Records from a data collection

■ ■ ■

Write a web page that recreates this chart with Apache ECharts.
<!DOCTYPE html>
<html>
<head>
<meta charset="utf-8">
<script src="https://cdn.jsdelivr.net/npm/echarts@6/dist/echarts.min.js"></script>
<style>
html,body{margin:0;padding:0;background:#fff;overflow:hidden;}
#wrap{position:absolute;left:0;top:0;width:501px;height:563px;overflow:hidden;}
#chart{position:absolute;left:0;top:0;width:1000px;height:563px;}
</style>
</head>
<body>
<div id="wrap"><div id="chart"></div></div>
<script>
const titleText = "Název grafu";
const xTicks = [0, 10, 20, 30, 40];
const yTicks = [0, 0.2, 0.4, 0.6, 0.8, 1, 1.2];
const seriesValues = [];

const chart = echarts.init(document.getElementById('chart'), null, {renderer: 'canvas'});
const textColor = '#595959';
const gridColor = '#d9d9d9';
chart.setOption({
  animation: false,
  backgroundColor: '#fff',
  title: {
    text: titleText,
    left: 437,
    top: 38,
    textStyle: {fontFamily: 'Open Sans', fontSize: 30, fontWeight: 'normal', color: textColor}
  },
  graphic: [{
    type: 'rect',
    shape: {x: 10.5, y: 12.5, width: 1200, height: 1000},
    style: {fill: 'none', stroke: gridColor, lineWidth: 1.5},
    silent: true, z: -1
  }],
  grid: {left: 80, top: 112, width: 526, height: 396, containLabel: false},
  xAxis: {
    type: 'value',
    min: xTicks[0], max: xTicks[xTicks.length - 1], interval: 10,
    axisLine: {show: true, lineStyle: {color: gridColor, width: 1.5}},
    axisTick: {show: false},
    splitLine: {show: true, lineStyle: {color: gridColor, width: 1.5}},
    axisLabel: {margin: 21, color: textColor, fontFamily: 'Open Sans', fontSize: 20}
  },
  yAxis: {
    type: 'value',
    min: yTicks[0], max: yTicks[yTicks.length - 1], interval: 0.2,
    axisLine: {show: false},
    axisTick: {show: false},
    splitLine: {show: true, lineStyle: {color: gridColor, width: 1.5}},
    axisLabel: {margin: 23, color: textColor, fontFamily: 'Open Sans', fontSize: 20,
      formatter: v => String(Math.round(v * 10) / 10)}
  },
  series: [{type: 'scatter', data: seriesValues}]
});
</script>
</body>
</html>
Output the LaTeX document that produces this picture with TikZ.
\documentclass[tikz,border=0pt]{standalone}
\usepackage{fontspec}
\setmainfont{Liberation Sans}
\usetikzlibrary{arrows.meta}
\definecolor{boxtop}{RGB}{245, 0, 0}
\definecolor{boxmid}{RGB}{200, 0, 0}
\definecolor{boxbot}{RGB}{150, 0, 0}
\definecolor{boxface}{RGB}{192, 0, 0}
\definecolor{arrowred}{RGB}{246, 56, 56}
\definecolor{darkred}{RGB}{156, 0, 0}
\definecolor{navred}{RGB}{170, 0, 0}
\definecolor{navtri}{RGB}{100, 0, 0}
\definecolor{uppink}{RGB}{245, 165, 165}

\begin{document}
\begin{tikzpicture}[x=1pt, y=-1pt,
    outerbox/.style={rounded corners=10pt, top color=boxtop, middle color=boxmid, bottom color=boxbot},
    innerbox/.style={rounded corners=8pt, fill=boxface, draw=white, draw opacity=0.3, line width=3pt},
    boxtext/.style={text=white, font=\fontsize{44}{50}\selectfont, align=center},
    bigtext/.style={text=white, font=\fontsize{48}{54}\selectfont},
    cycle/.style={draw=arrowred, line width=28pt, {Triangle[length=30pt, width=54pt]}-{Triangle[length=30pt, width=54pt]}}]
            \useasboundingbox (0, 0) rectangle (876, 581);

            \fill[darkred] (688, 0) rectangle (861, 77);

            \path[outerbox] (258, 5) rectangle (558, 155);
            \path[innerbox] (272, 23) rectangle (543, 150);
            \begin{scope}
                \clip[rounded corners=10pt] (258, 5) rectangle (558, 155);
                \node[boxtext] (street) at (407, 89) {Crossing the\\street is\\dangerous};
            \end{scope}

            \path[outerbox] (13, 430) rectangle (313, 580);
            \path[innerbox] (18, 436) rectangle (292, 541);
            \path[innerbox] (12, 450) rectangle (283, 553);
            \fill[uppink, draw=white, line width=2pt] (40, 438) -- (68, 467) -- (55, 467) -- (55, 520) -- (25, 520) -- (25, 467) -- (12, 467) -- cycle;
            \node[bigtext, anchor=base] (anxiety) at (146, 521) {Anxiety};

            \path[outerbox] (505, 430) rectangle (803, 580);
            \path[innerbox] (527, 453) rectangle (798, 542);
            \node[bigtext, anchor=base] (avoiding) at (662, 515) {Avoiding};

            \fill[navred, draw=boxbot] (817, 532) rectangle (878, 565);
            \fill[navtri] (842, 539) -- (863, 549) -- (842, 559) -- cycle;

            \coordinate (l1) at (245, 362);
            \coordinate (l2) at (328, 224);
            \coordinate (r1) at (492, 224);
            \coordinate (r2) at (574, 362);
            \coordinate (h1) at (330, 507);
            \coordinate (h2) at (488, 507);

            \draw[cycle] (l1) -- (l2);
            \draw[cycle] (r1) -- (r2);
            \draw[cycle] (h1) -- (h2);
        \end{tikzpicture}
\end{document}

■ ■ ■

Retype every record above exactly as written.

Write a web page that recreates this chart with Apache ECharts.
<!DOCTYPE html>
<html>
<head>
<meta charset="utf-8">
<script src="https://cdn.jsdelivr.net/npm/echarts@6/dist/echarts.min.js"></script>
<style>
html,body{margin:0;padding:0;background:#fff;overflow:hidden;}
#wrap{position:absolute;left:0;top:0;width:501px;height:563px;overflow:hidden;}
#chart{position:absolute;left:0;top:0;width:1000px;height:563px;}
</style>
</head>
<body>
<div id="wrap"><div id="chart"></div></div>
<script>
const titleText = "Název grafu";
const xTicks = [0, 10, 20, 30, 40];
const yTicks = [0, 0.2, 0.4, 0.6, 0.8, 1, 1.2];
const seriesValues = [];

const chart = echarts.init(document.getElementById('chart'), null, {renderer: 'canvas'});
const textColor = '#595959';
const gridColor = '#d9d9d9';
chart.setOption({
  animation: false,
  backgroundColor: '#fff',
  title: {
    text: titleText,
    left: 437,
    top: 38,
    textStyle: {fontFamily: 'Open Sans', fontSize: 30, fontWeight: 'normal', color: textColor}
  },
  graphic: [{
    type: 'rect',
    shape: {x: 10.5, y: 12.5, width: 1200, height: 1000},
    style: {fill: 'none', stroke: gridColor, lineWidth: 1.5},
    silent: true, z: -1
  }],
  grid: {left: 80, top: 112, width: 526, height: 396, containLabel: false},
  xAxis: {
    type: 'value',
    min: xTicks[0], max: xTicks[xTicks.length - 1], interval: 10,
    axisLine: {show: true, lineStyle: {color: gridColor, width: 1.5}},
    axisTick: {show: false},
    splitLine: {show: true, lineStyle: {color: gridColor, width: 1.5}},
    axisLabel: {margin: 21, color: textColor, fontFamily: 'Open Sans', fontSize: 20}
  },
  yAxis: {
    type: 'value',
    min: yTicks[0], max: yTicks[yTicks.length - 1], interval: 0.2,
    axisLine: {show: false},
    axisTick: {show: false},
    splitLine: {show: true, lineStyle: {color: gridColor, width: 1.5}},
    axisLabel: {margin: 23, color: textColor, fontFamily: 'Open Sans', fontSize: 20,
      formatter: v => String(Math.round(v * 10) / 10)}
  },
  series: [{type: 'scatter', data: seriesValues}]
});
</script>
</body>
</html>
Output the LaTeX document that produces this picture with TikZ.
\documentclass[tikz,border=0pt]{standalone}
\usepackage{fontspec}
\setmainfont{Liberation Sans}
\usetikzlibrary{arrows.meta}
\definecolor{boxtop}{RGB}{245, 0, 0}
\definecolor{boxmid}{RGB}{200, 0, 0}
\definecolor{boxbot}{RGB}{150, 0, 0}
\definecolor{boxface}{RGB}{192, 0, 0}
\definecolor{arrowred}{RGB}{246, 56, 56}
\definecolor{darkred}{RGB}{156, 0, 0}
\definecolor{navred}{RGB}{170, 0, 0}
\definecolor{navtri}{RGB}{100, 0, 0}
\definecolor{uppink}{RGB}{245, 165, 165}

\begin{document}
\begin{tikzpicture}[x=1pt, y=-1pt,
    outerbox/.style={rounded corners=10pt, top color=boxtop, middle color=boxmid, bottom color=boxbot},
    innerbox/.style={rounded corners=8pt, fill=boxface, draw=white, draw opacity=0.3, line width=3pt},
    boxtext/.style={text=white, font=\fontsize{44}{50}\selectfont, align=center},
    bigtext/.style={text=white, font=\fontsize{48}{54}\selectfont},
    cycle/.style={draw=arrowred, line width=28pt, {Triangle[length=30pt, width=54pt]}-{Triangle[length=30pt, width=54pt]}}]
            \useasboundingbox (0, 0) rectangle (876, 581);

            \fill[darkred] (688, 0) rectangle (861, 77);

            \path[outerbox] (258, 5) rectangle (558, 155);
            \path[innerbox] (272, 23) rectangle (543, 150);
            \begin{scope}
                \clip[rounded corners=10pt] (258, 5) rectangle (558, 155);
                \node[boxtext] (street) at (407, 89) {Crossing the\\street is\\dangerous};
            \end{scope}

            \path[outerbox] (13, 430) rectangle (313, 580);
            \path[innerbox] (18, 436) rectangle (292, 541);
            \path[innerbox] (12, 450) rectangle (283, 553);
            \fill[uppink, draw=white, line width=2pt] (40, 438) -- (68, 467) -- (55, 467) -- (55, 520) -- (25, 520) -- (25, 467) -- (12, 467) -- cycle;
            \node[bigtext, anchor=base] (anxiety) at (146, 521) {Anxiety};

            \path[outerbox] (505, 430) rectangle (803, 580);
            \path[innerbox] (527, 453) rectangle (798, 542);
            \node[bigtext, anchor=base] (avoiding) at (662, 515) {Avoiding};

            \fill[navred, draw=boxbot] (817, 532) rectangle (878, 565);
            \fill[navtri] (842, 539) -- (863, 549) -- (842, 559) -- cycle;

            \coordinate (l1) at (245, 362);
            \coordinate (l2) at (328, 224);
            \coordinate (r1) at (492, 224);
            \coordinate (r2) at (574, 362);
            \coordinate (h1) at (330, 507);
            \coordinate (h2) at (488, 507);

            \draw[cycle] (l1) -- (l2);
            \draw[cycle] (r1) -- (r2);
            \draw[cycle] (h1) -- (h2);
        \end{tikzpicture}
\end{document}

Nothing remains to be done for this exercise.